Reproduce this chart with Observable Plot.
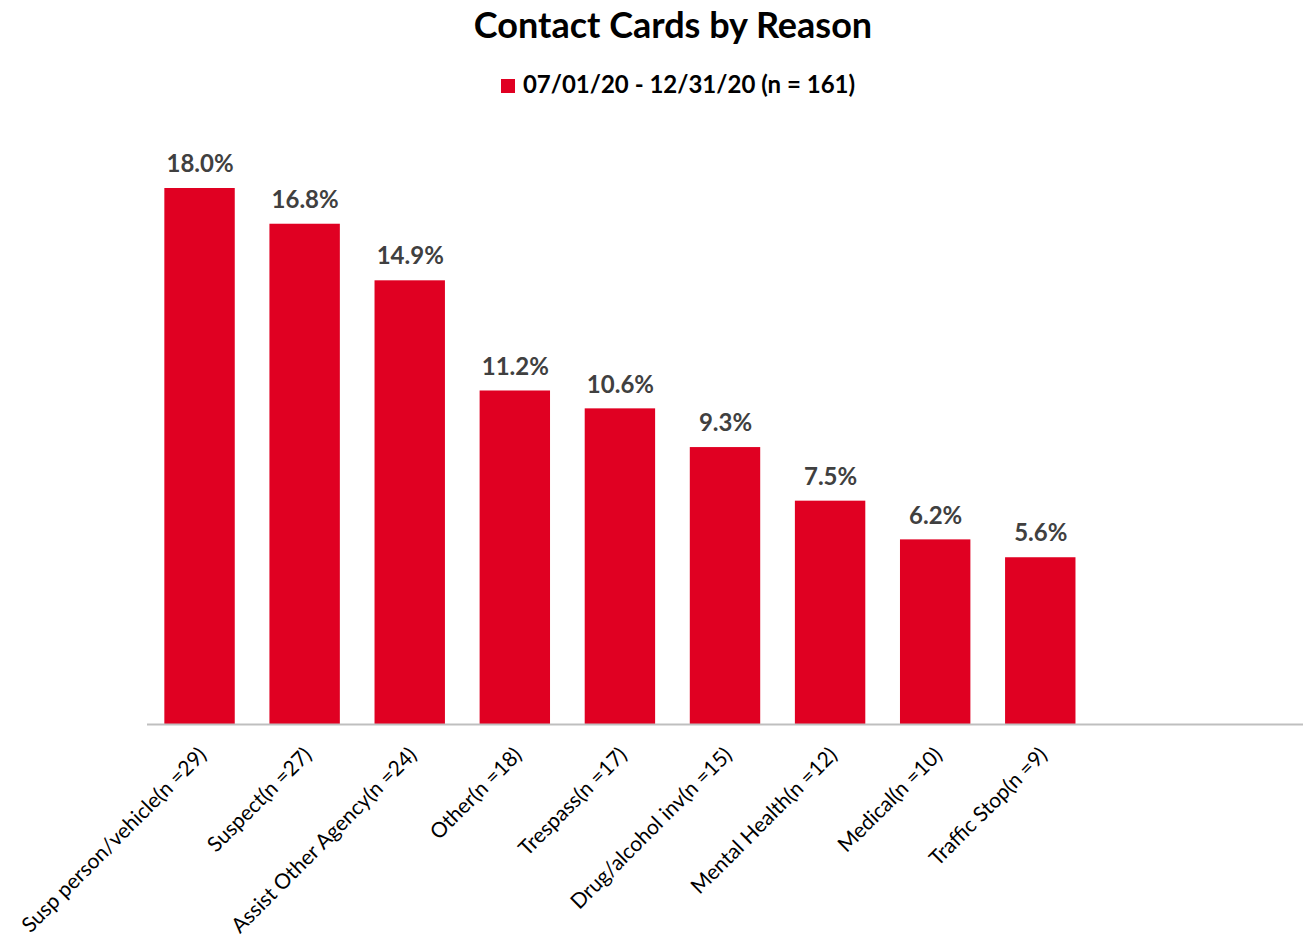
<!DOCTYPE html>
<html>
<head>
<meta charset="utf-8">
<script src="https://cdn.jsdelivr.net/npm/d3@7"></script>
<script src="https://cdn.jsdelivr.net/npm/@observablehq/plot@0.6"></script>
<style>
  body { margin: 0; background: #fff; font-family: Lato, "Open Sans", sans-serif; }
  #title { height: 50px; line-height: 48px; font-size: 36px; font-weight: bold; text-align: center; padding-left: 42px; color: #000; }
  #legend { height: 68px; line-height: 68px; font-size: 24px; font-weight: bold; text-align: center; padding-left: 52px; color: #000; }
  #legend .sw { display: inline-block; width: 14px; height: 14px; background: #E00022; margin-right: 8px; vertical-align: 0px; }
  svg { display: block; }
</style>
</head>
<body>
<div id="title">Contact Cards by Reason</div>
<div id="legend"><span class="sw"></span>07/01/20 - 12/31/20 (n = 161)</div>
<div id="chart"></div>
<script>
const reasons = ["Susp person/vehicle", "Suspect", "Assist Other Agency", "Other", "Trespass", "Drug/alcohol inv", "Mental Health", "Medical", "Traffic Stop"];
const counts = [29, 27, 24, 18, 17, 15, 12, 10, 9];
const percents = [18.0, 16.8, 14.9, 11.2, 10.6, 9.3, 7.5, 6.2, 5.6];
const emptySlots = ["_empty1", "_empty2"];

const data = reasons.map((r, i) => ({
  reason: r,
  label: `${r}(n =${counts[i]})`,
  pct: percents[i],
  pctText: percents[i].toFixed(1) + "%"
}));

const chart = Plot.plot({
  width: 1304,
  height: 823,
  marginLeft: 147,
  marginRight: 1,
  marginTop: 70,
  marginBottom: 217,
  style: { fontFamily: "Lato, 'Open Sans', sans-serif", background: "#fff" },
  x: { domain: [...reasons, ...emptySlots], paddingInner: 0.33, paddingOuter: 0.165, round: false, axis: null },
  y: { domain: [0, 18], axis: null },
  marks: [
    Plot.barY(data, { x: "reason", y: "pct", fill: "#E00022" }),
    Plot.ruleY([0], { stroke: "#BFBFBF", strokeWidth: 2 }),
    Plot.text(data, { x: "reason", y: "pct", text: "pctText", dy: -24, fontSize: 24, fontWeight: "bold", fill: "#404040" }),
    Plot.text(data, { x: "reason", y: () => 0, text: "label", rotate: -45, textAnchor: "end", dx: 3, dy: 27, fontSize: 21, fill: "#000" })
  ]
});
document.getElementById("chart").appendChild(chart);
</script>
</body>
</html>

============================================================

- [Exercise]
Every line in the data that holds "chart" should be copied out.

- [Full answer]
Reproduce this chart with Observable Plot.
<div id="chart"></div>
const chart = Plot.plot({
document.getElementById("chart").appendChild(chart);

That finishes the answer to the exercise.